• _Problem statement_:
Give all the lines below again, exactly, with no pictures.

##########

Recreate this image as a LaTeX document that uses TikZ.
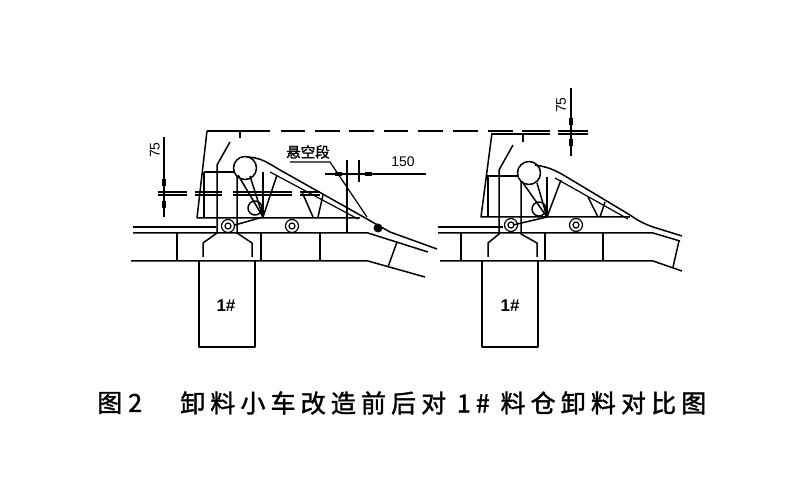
\documentclass[tikz,border=0pt]{standalone}
\usepackage{fontspec}
\setmainfont{Liberation Sans}
\newfontfamily\cjk[FakeBold=1.5]{Noto Sans CJK SC}
\newfontfamily\cjkcap[LetterSpace=20.5,FakeBold=1.5]{Noto Sans CJK SC}
\usetikzlibrary{positioning}
\tikzset{
  part/.style={line width=1.5pt, line join=round},
  thin part/.style={line width=1.2pt},
  level/.style={line width=1.8pt},
  dimtext/.style={font=\fontsize{14}{14}\selectfont, inner sep=0pt},
  arrowdot/.style={fill=black, minimum width=4pt, minimum height=7pt, inner sep=0pt}
}

\begin{document}
\begin{tikzpicture}[x=1pt, y=-1pt]
  \useasboundingbox (0,0) rectangle (807,500);

  % top level dashed line
  \foreach \a/\b in {207/270, 281/305, 315/340, 349/374, 384/408, 418/443, 453/478, 488/513, 522/550, 558/588} {
    \draw[level] (\a,131) -- (\b,131);
    }
  \draw[part] (492,134) -- (550,134);

  % dashed level of the old trolley
  \foreach \a/\b in {158/187, 195/222, 233/292, 300/320} {
    \draw[level, line width=1.2pt] (\a,192) -- (\b,192);
    \draw[level, line width=1.2pt] (\a,195) -- (\b,195);
    }

  % rails, posts and bin, left
  \draw[part] (133,227) -- (216,227);
  \draw[part] (133,233) -- (368,233) -- (428,252);
  \draw[part] (131,261) -- (368,261) -- (425,277);
  \draw[part] (397,242) -- (388,267);
  \foreach \x in {177,261,320} {
    \draw[part] (\x,233) -- (\x,261);
    }
  \draw[part] (347,217) -- (347,233);
  \draw[part] (199,261) -- (199,347) -- (255,347) -- (255,261);
  \node[dimtext, font=\bfseries\fontsize{17}{17}\selectfont] (binleft) at (226,306) {1\#};

  % trolley, left
  \draw[part] (207,131) -- (197,218) -- (360,218);
  \draw[part] (240,131) -- (240,138);
  \draw[part] (230,142) -- (217,165) -- (217,233) -- (203,243) -- (203,257);
  \draw[part] (237,167) -- (237,233) -- (252,243) -- (252,257);
  \draw[part] (204,172) -- (235,172);
  \draw[part] (204,172) -- (204,218);
  \draw[part, fill=white] (245,168) circle (11.5pt);
  \draw[part] (255,208) circle (7pt);
  \draw[part] (238,175) -- (263,217);
  \draw[part] (250,176) -- (263,217) -- (277,175);
  \draw[part] (263,172) -- (263,217);
  \draw[part] (302,192) -- (313,217);
  \draw[part] (323,195) -- (318,217);
  \draw[part] (235,225) -- (263,217);
  \foreach \x in {228,292} {
    \draw[thin part] (\x,226) circle (6.5pt);
    \draw[thin part] (\x,226) circle (3pt);
    }

  % belt, left
  \draw[part] (248,157) .. controls (262,158) and (268,163) .. (280,170) -- (360,215);
  \draw[thin part] (270,172) -- (358,219);
  \draw[part] (360,215) -- (390,232) -- (437,249);

  % overhang label and 150 dimension
  \node[dimtext, font=\cjk\fontsize{14.5}{14.5}\selectfont] (overhang) at (308,152) {悬空段};
  \draw[thin part] (290,162) -- (330,162) -- (367,217);
  \fill (378,228) circle (4.5pt);
  \draw[part] (347,160) -- (347,217);
  \draw[part] (359,160) -- (359,182);
  \draw[part] (325,174) -- (426,174);
  \node[arrowdot, minimum width=7pt, minimum height=4pt] (tipa) at (338,174) {};
  \node[arrowdot, minimum width=7pt, minimum height=4pt] (tipb) at (368,174) {};
  \node[dimtext] (dimb) at (403,162) {150};

  % 75 dimension, left
  \draw[part] (164,137) -- (164,217);
  \node[arrowdot] (tipc) at (164,183) {};
  \node[arrowdot] (tipd) at (164,205) {};
  \node[dimtext, rotate=90] (dima) at (155,150) {75};

  % rails, posts and bin, right
  \draw[part] (438,227) -- (503,227);
  \draw[part] (438,233) -- (653,233) -- (680,241);
  \draw[part] (440,261) -- (653,261) -- (682,271);
  \draw[part] (679,241) -- (673,267);
  \foreach \x in {461,545,603} {
    \draw[part] (\x,233) -- (\x,261);
    }
  \draw[part] (482,261) -- (482,347) -- (538,347) -- (538,261);
  \node[dimtext, font=\bfseries\fontsize{17}{17}\selectfont] (binright) at (510,306) {1\#};

  % trolley, right
  \draw[part] (492,133) -- (481,217) -- (630,217);
  \draw[part] (523,133) -- (523,142);
  \draw[part] (513,145) -- (499,170) -- (499,234) -- (488,243) -- (488,257);
  \draw[part] (521,177) -- (521,234) -- (537,243) -- (537,257);
  \draw[part] (487,176) -- (518,176);
  \draw[part] (488,176) -- (488,217);
  \draw[part, fill=white] (529,173) circle (11.5pt);
  \draw[part] (539,209) circle (7pt);
  \draw[part] (523,183) -- (547,217);
  \draw[part] (537,183) -- (547,217) -- (561,180);
  \draw[part] (547,177) -- (547,217);
  \draw[part] (588,197) -- (598,217);
  \draw[part] (605,202) -- (600,217);
  \draw[part] (513,225) -- (547,217);
  \foreach \x in {511,576} {
    \draw[thin part] (\x,225) circle (6.5pt);
    \draw[thin part] (\x,225) circle (3pt);
    }

  % belt, right
  \draw[part] (535,165) .. controls (548,167) and (555,170) .. (565,176) -- (630,215) .. controls (640,222) and (645,224) .. (653,227) -- (682,236);
  \draw[thin part] (555,178) -- (628,219);

  % 75 dimension, right
  \draw[part] (571,88) -- (571,156);
  \draw[level] (558,134) -- (588,134);
  \node[arrowdot] (tipe) at (571,122) {};
  \node[arrowdot] (tipf) at (571,143) {};
  \node[dimtext, rotate=90] (dimc) at (561,105) {75};

  % caption
  \node[anchor=west, inner sep=0pt, font=\fontsize{25}{25}\selectfont] (figno) at (97,403) {\cjk 图\hspace{6pt}2};
  \node[anchor=west, inner sep=0pt, font=\fontsize{25}{25}\selectfont] (caption) at (180,403) {\cjkcap 卸料小车改造前后对 1\# 料仓卸料对比图};
\end{tikzpicture}
\end{document}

##########

• _Task output_:
Recreate this image as a LaTeX document that uses TikZ.
\documentclass[tikz,border=0pt]{standalone}
\usepackage{fontspec}
\setmainfont{Liberation Sans}
\newfontfamily\cjk[FakeBold=1.5]{Noto Sans CJK SC}
\newfontfamily\cjkcap[LetterSpace=20.5,FakeBold=1.5]{Noto Sans CJK SC}
\usetikzlibrary{positioning}
\tikzset{
  part/.style={line width=1.5pt, line join=round},
  thin part/.style={line width=1.2pt},
  level/.style={line width=1.8pt},
  dimtext/.style={font=\fontsize{14}{14}\selectfont, inner sep=0pt},
  arrowdot/.style={fill=black, minimum width=4pt, minimum height=7pt, inner sep=0pt}
}

\begin{document}
\begin{tikzpicture}[x=1pt, y=-1pt]
  \useasboundingbox (0,0) rectangle (807,500);

  % top level dashed line
  \foreach \a/\b in {207/270, 281/305, 315/340, 349/374, 384/408, 418/443, 453/478, 488/513, 522/550, 558/588} {
    \draw[level] (\a,131) -- (\b,131);
    }
  \draw[part] (492,134) -- (550,134);

  % dashed level of the old trolley
  \foreach \a/\b in {158/187, 195/222, 233/292, 300/320} {
    \draw[level, line width=1.2pt] (\a,192) -- (\b,192);
    \draw[level, line width=1.2pt] (\a,195) -- (\b,195);
    }

  % rails, posts and bin, left
  \draw[part] (133,227) -- (216,227);
  \draw[part] (133,233) -- (368,233) -- (428,252);
  \draw[part] (131,261) -- (368,261) -- (425,277);
  \draw[part] (397,242) -- (388,267);
  \foreach \x in {177,261,320} {
    \draw[part] (\x,233) -- (\x,261);
    }
  \draw[part] (347,217) -- (347,233);
  \draw[part] (199,261) -- (199,347) -- (255,347) -- (255,261);
  \node[dimtext, font=\bfseries\fontsize{17}{17}\selectfont] (binleft) at (226,306) {1\#};

  % trolley, left
  \draw[part] (207,131) -- (197,218) -- (360,218);
  \draw[part] (240,131) -- (240,138);
  \draw[part] (230,142) -- (217,165) -- (217,233) -- (203,243) -- (203,257);
  \draw[part] (237,167) -- (237,233) -- (252,243) -- (252,257);
  \draw[part] (204,172) -- (235,172);
  \draw[part] (204,172) -- (204,218);
  \draw[part, fill=white] (245,168) circle (11.5pt);
  \draw[part] (255,208) circle (7pt);
  \draw[part] (238,175) -- (263,217);
  \draw[part] (250,176) -- (263,217) -- (277,175);
  \draw[part] (263,172) -- (263,217);
  \draw[part] (302,192) -- (313,217);
  \draw[part] (323,195) -- (318,217);
  \draw[part] (235,225) -- (263,217);
  \foreach \x in {228,292} {
    \draw[thin part] (\x,226) circle (6.5pt);
    \draw[thin part] (\x,226) circle (3pt);
    }

  % belt, left
  \draw[part] (248,157) .. controls (262,158) and (268,163) .. (280,170) -- (360,215);
  \draw[thin part] (270,172) -- (358,219);
  \draw[part] (360,215) -- (390,232) -- (437,249);

  % overhang label and 150 dimension
  \node[dimtext, font=\cjk\fontsize{14.5}{14.5}\selectfont] (overhang) at (308,152) {悬空段};
  \draw[thin part] (290,162) -- (330,162) -- (367,217);
  \fill (378,228) circle (4.5pt);
  \draw[part] (347,160) -- (347,217);
  \draw[part] (359,160) -- (359,182);
  \draw[part] (325,174) -- (426,174);
  \node[arrowdot, minimum width=7pt, minimum height=4pt] (tipa) at (338,174) {};
  \node[arrowdot, minimum width=7pt, minimum height=4pt] (tipb) at (368,174) {};
  \node[dimtext] (dimb) at (403,162) {150};

  % 75 dimension, left
  \draw[part] (164,137) -- (164,217);
  \node[arrowdot] (tipc) at (164,183) {};
  \node[arrowdot] (tipd) at (164,205) {};
  \node[dimtext, rotate=90] (dima) at (155,150) {75};

  % rails, posts and bin, right
  \draw[part] (438,227) -- (503,227);
  \draw[part] (438,233) -- (653,233) -- (680,241);
  \draw[part] (440,261) -- (653,261) -- (682,271);
  \draw[part] (679,241) -- (673,267);
  \foreach \x in {461,545,603} {
    \draw[part] (\x,233) -- (\x,261);
    }
  \draw[part] (482,261) -- (482,347) -- (538,347) -- (538,261);
  \node[dimtext, font=\bfseries\fontsize{17}{17}\selectfont] (binright) at (510,306) {1\#};

  % trolley, right
  \draw[part] (492,133) -- (481,217) -- (630,217);
  \draw[part] (523,133) -- (523,142);
  \draw[part] (513,145) -- (499,170) -- (499,234) -- (488,243) -- (488,257);
  \draw[part] (521,177) -- (521,234) -- (537,243) -- (537,257);
  \draw[part] (487,176) -- (518,176);
  \draw[part] (488,176) -- (488,217);
  \draw[part, fill=white] (529,173) circle (11.5pt);
  \draw[part] (539,209) circle (7pt);
  \draw[part] (523,183) -- (547,217);
  \draw[part] (537,183) -- (547,217) -- (561,180);
  \draw[part] (547,177) -- (547,217);
  \draw[part] (588,197) -- (598,217);
  \draw[part] (605,202) -- (600,217);
  \draw[part] (513,225) -- (547,217);
  \foreach \x in {511,576} {
    \draw[thin part] (\x,225) circle (6.5pt);
    \draw[thin part] (\x,225) circle (3pt);
    }

  % belt, right
  \draw[part] (535,165) .. controls (548,167) and (555,170) .. (565,176) -- (630,215) .. controls (640,222) and (645,224) .. (653,227) -- (682,236);
  \draw[thin part] (555,178) -- (628,219);

  % 75 dimension, right
  \draw[part] (571,88) -- (571,156);
  \draw[level] (558,134) -- (588,134);
  \node[arrowdot] (tipe) at (571,122) {};
  \node[arrowdot] (tipf) at (571,143) {};
  \node[dimtext, rotate=90] (dimc) at (561,105) {75};

  % caption
  \node[anchor=west, inner sep=0pt, font=\fontsize{25}{25}\selectfont] (figno) at (97,403) {\cjk 图\hspace{6pt}2};
  \node[anchor=west, inner sep=0pt, font=\fontsize{25}{25}\selectfont] (caption) at (180,403) {\cjkcap 卸料小车改造前后对 1\# 料仓卸料对比图};
\end{tikzpicture}
\end{document}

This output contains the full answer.